Researchers at the University of Michigan are developing a statistical model to predict when a cyber attack is likely to be launched against a given organisation.
Researchers Robert Axelrod and Rumen Illiev's ‘Timing of Cyber Conflict' paper (pdf) details four main variables governing the risk of a cyber attack taking place.
The variables include the specific vulnerability being exploited; the overall stealth level of the attack vector - and its potential for re-use; the risk of the attack methodology being spotted and remediated; and the threshold (point) at which the attacker will gain more than they will lose.
The statistical model primarily takes into account stealth and persistence; each is said to have an opposite effect to the other in terms of the optimum time to use an attack resource.

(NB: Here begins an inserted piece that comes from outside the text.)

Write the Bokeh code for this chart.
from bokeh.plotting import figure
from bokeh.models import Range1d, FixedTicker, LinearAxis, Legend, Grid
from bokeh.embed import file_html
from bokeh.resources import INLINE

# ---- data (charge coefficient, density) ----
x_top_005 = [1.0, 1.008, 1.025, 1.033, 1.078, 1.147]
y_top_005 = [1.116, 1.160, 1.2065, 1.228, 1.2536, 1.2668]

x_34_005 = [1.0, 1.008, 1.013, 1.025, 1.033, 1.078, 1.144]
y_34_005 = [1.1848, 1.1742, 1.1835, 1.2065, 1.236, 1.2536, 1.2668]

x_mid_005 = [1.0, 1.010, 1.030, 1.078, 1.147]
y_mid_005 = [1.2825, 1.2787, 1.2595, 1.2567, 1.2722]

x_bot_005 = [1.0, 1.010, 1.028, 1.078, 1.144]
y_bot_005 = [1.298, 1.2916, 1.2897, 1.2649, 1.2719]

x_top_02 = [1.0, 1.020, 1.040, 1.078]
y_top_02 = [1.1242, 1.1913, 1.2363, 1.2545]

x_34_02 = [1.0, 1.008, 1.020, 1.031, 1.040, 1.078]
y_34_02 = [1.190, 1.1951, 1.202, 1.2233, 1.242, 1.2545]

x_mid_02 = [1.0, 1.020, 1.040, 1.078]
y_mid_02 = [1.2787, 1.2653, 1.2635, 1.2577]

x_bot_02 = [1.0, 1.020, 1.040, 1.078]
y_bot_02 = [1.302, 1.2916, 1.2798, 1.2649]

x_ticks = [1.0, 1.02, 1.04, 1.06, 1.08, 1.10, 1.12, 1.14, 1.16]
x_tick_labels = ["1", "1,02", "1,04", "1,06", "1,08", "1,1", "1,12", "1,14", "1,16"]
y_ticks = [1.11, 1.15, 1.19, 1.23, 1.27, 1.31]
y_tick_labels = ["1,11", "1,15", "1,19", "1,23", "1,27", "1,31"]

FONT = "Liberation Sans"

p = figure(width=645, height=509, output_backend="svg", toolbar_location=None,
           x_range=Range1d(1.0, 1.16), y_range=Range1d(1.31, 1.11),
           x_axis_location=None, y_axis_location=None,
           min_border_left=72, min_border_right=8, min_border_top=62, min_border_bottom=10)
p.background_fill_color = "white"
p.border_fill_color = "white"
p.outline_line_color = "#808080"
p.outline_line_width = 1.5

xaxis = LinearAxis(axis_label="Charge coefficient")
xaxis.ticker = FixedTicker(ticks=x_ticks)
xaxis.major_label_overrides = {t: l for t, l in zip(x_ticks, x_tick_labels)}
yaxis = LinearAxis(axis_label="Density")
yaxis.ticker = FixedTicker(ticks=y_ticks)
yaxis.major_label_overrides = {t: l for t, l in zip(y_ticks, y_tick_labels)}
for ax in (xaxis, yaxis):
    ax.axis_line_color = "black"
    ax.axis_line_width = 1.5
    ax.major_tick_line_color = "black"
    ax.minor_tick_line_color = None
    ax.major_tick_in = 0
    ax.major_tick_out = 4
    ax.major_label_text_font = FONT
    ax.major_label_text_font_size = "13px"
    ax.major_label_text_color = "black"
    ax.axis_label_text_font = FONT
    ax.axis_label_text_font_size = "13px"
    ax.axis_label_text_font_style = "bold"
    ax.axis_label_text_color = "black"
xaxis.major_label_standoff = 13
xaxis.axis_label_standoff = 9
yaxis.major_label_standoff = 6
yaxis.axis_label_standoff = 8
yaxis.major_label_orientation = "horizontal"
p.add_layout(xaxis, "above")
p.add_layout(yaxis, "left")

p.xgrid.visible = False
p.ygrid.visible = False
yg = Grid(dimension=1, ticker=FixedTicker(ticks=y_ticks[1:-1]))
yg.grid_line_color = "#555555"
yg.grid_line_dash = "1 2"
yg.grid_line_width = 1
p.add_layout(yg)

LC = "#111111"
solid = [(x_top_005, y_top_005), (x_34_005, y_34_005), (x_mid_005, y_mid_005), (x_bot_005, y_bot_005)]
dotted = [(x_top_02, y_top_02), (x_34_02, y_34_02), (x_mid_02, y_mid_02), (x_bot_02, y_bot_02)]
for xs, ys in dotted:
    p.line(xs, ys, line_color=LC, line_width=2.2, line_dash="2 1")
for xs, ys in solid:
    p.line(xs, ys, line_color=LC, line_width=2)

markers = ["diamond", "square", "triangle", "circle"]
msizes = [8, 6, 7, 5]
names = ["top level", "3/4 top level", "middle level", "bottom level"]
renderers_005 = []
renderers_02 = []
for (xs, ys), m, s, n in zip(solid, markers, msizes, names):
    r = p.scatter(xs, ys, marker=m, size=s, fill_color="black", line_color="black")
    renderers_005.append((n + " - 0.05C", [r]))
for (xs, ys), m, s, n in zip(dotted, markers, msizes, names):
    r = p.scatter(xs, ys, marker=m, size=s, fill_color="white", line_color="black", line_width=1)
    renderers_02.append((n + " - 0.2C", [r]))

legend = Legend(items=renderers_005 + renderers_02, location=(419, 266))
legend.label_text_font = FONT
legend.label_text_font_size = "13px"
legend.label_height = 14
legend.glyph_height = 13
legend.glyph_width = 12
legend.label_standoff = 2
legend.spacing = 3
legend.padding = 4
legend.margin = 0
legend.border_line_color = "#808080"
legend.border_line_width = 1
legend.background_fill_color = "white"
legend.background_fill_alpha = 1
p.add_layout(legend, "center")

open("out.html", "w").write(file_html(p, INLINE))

Incoming Thought analyst Sarb Sembhi said the findings were "fascinating" but noted the model could "only be used in a number of cases".
He said it remained "very early days" in developing the mathematical risk model and that work needs to continue to refine it.
However, he said the model would be especially useful to telcos, who could predict the likelihood that their network could come under attack.
Professor John Walker of Nottingham-Trent University added that that there are other parameters that need to be considered when calculating the risk of a cyber attack being imminent.
These, he explained, include industry placement, size, and exposure. He said this would allow the model to predict which industries and sectors will have the highest levels of risk attached to them.